From: Sage Weil <sage@redhat.com>
Date: Wed, 26 Feb 2020 19:45:25 +0000 (-0600)
Subject: qa/tasks/ceph_manager: increase CLI command timeout
X-Git-Tag: v14.2.10~193^2
X-Git-Url: http://git-server-git.apps.pok.os.sepia.ceph.com/?a=commitdiff_plain;h=refs%2Fpull%2F33560%2Fhead;p=ceph.git

qa/tasks/ceph_manager: increase CLI command timeout

There is a problem with mimic releases where pg_creates can stall for a
long time doing the build_pg_history while holding osd_lock.  That lock
is also used by the tell command processing queue, which means that
commands like 'flush_pg_stats' can block for long periods...and time out.

This is currently happening with mimic->nautilus upgrades.  Note that
the problem is mostly fixed in nautilus and totally fixed in octopus, so
this is just a matter of tolerating slow behavior in old releases for the
purposes of the upgrade tests.

Work around this by increasing the timeout from 120s -> 900s.
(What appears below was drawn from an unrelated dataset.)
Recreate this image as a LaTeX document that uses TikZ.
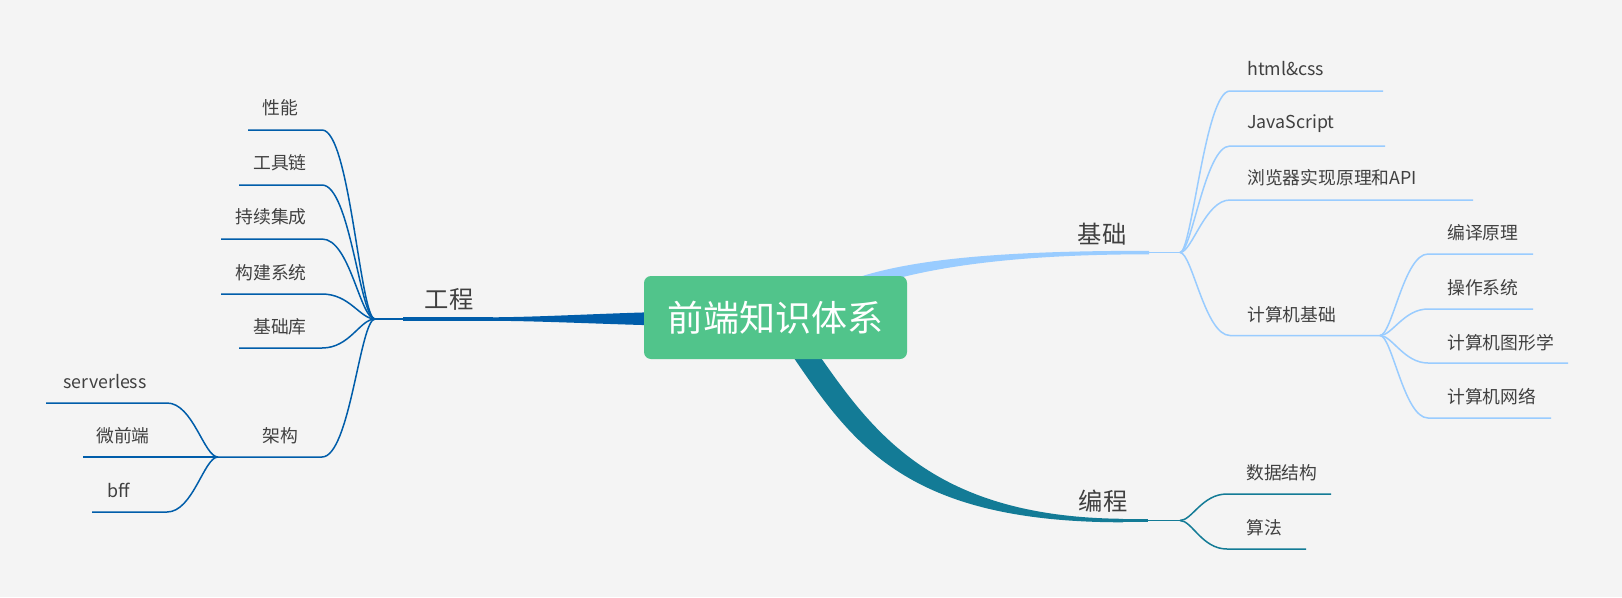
\documentclass[tikz,border=0pt]{standalone}
\usepackage{fontspec}
\setmainfont{Noto Sans CJK SC}
\usetikzlibrary{backgrounds}
\definecolor{bgc}{HTML}{F4F4F4}
\definecolor{rootc}{HTML}{51C48B}
\definecolor{gcc}{HTML}{005DAA}
\definecolor{jcc}{HTML}{99CCFF}
\definecolor{bcc}{HTML}{137B96}
\definecolor{txt}{HTML}{404040}
\tikzset{
  root/.style={fill=rootc,text=white,rounded corners=7,minimum width=263,minimum height=83,inner sep=0,font=\fontsize{36}{40}\selectfont},
  topic/.style={text=txt,inner sep=0,font=\fontsize{24.3}{27}\selectfont},
  leaf/.style={text=txt,inner sep=0,font=\fontsize{17.8}{20}\selectfont},
  rleaf/.style={leaf,anchor=west},
  gcline/.style={draw=gcc,line width=1.5},
  jcline/.style={draw=jcc,line width=1.5},
  bcline/.style={draw=bcc,line width=1.5}
}
\begin{document}
\begin{tikzpicture}[x=1pt,y=-1pt]
\begin{scope}[on background layer]
\useasboundingbox[fill=bgc] (0,0) rectangle (1622,597);
% main branches
\fill[gcc] (660,312) .. controls (600,313.5) and (540,317) .. (493,317.3) -- (493,320.8) .. controls (540,321) and (600,324) .. (660,325.5) -- cycle;
\fill[jcc] (840,284) .. controls (900,259) and (1000,250.8) .. (1149,250.8) -- (1149,254.3) .. controls (1000,254.3) and (905,270) .. (845,296) -- cycle;
\fill[bcc] (785,345) .. controls (850,440) and (900,522.3) .. (1123,522.3) -- (1123,518.8) .. controls (920,517) and (865,420) .. (805,335) -- cycle;
\end{scope}

\node[root] (root) at (775.5,317.5) {前端知识体系};

% 工程
\coordinate (gc) at (375,319);
\coordinate (gcu) at (403,319);
\coordinate (gce) at (493,319);
\node[topic] (gongcheng) at (449,299) {工程};
\draw[gcline] (gc) -- (gcu);
\draw[gcc,line width=3.5] (gcu) -- (gce);

\node[leaf] (xingneng) at (280,108) {性能};
\node[leaf] (gongju) at (280,163) {工具链};
\node[leaf] (jicheng) at (271,217) {持续集成};
\node[leaf] (goujian) at (271,273) {构建系统};
\node[leaf] (jichuku) at (280,327) {基础库};
\node[leaf] (jiagou) at (280,436) {架构};
\coordinate (xingneng-e) at (248,130);
\coordinate (gongju-e) at (239,185);
\coordinate (jicheng-e) at (221,239);
\coordinate (goujian-e) at (221,294);
\coordinate (jichuku-e) at (239,348);
\coordinate (jg) at (218,457);
\draw[gcline] (gc) .. controls +(-15,0) and +(28,0) .. (322,130) -- (xingneng-e);
\draw[gcline] (gc) .. controls +(-15,0) and +(28,0) .. (322,185) -- (gongju-e);
\draw[gcline] (gc) .. controls +(-15,0) and +(28,0) .. (322,239) -- (jicheng-e);
\draw[gcline] (gc) .. controls +(-15,0) and +(28,0) .. (322,294) -- (goujian-e);
\draw[gcline] (gc) .. controls +(-15,0) and +(28,0) .. (322,348) -- (jichuku-e);
\draw[gcline] (gc) .. controls +(-15,0) and +(28,0) .. (322,457) -- (jg);

\node[leaf] (serverless) at (105,382) {serverless};
\node[leaf] (weiqianduan) at (123,436) {微前端};
\node[leaf] (bff) at (119,490) {bff};
\coordinate (serverless-e) at (46,403);
\coordinate (weiqianduan-e) at (83,457);
\coordinate (bff-e) at (92,512);
\draw[gcline] (jg) .. controls +(-14,0) and +(26,0) .. (167,403) -- (serverless-e);
\draw[gcline] (jg) -- (weiqianduan-e);
\draw[gcline] (jg) .. controls +(-14,0) and +(26,0) .. (167,512) -- (bff-e);

% 基础
\coordinate (jc) at (1180,252.5);
\coordinate (jcu) at (1149,252.5);
\node[topic] (jichu) at (1102,234) {基础};
\draw[jcline] (jcu) -- (jc);

\node[rleaf] (html) at (1247,69) {html\&css};
\node[rleaf] (js) at (1247,124) {JavaScript};
\node[rleaf] (browser) at (1247,178) {浏览器实现原理和API};
\node[rleaf] (jsj) at (1247,315) {计算机基础};
\coordinate (html-e) at (1383,91);
\coordinate (js-e) at (1385,146);
\coordinate (browser-e) at (1473,200);
\coordinate (jsjhub) at (1380,335.5);
\draw[jcline] (jc) .. controls +(12,0) and +(-25,0) .. (1230,91) -- (html-e);
\draw[jcline] (jc) .. controls +(12,0) and +(-25,0) .. (1230,146) -- (js-e);
\draw[jcline] (jc) .. controls +(12,0) and +(-25,0) .. (1230,200) -- (browser-e);
\draw[jcline] (jc) .. controls +(12,0) and +(-25,0) .. (1230,335.5) -- (jsjhub);

\node[rleaf] (bianyi) at (1447,233) {编译原理};
\node[rleaf] (caozuo) at (1447,288) {操作系统};
\node[rleaf] (tuxing) at (1447,343) {计算机图形学};
\node[rleaf] (wangluo) at (1447,397) {计算机网络};
\coordinate (bianyi-e) at (1533,254);
\coordinate (caozuo-e) at (1533,309);
\coordinate (tuxing-e) at (1568,363);
\coordinate (wangluo-e) at (1551,418);
\draw[jcline] (jsjhub) .. controls +(12,0) and +(-24,0) .. (1428,254) -- (bianyi-e);
\draw[jcline] (jsjhub) .. controls +(12,0) and +(-24,0) .. (1428,309) -- (caozuo-e);
\draw[jcline] (jsjhub) .. controls +(12,0) and +(-24,0) .. (1428,363) -- (tuxing-e);
\draw[jcline] (jsjhub) .. controls +(12,0) and +(-24,0) .. (1428,418) -- (wangluo-e);

% 编程
\coordinate (bc) at (1180,520.5);
\coordinate (bcu) at (1148,520.5);
\coordinate (bcs) at (1100,520.5);
\node[topic] (biancheng) at (1103,501) {编程};
\draw[bcc,line width=3.5] (bcs) -- (bcu);
\draw[bcline] (bcu) -- (bc);

\node[rleaf] (shuju) at (1246,473) {数据结构};
\node[rleaf] (suanfa) at (1246,528) {算法};
\coordinate (shuju-e) at (1331,494);
\coordinate (suanfa-e) at (1306,549);
\draw[bcline] (bc) .. controls +(12,0) and +(-25,0) .. (1227,494) -- (shuju-e);
\draw[bcline] (bc) .. controls +(12,0) and +(-25,0) .. (1227,549) -- (suanfa-e);
\end{tikzpicture}
\end{document}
Fixes: https://tracker.ceph.com/issues/43914
Signed-off-by: Sage Weil <sage@redhat.com>
---

diff --git a/qa/tasks/ceph_manager.py b/qa/tasks/ceph_manager.py
index f4cbbf6e08d2..ae3bc56b4ecc 100644
--- a/qa/tasks/ceph_manager.py
+++ b/qa/tasks/ceph_manager.py
@@ -1146,7 +1146,7 @@ class CephManager:
             'ceph-coverage',
             '{tdir}/archive/coverage'.format(tdir=testdir),
             'timeout',
-            '120',
+            '900',
             'ceph',
             '--cluster',
             self.cluster,
@@ -1169,7 +1169,7 @@ class CephManager:
             'ceph-coverage',
             '{tdir}/archive/coverage'.format(tdir=testdir),
             'timeout',
-            '120',
+            '900',
             'ceph',
             '--cluster',
             self.cluster,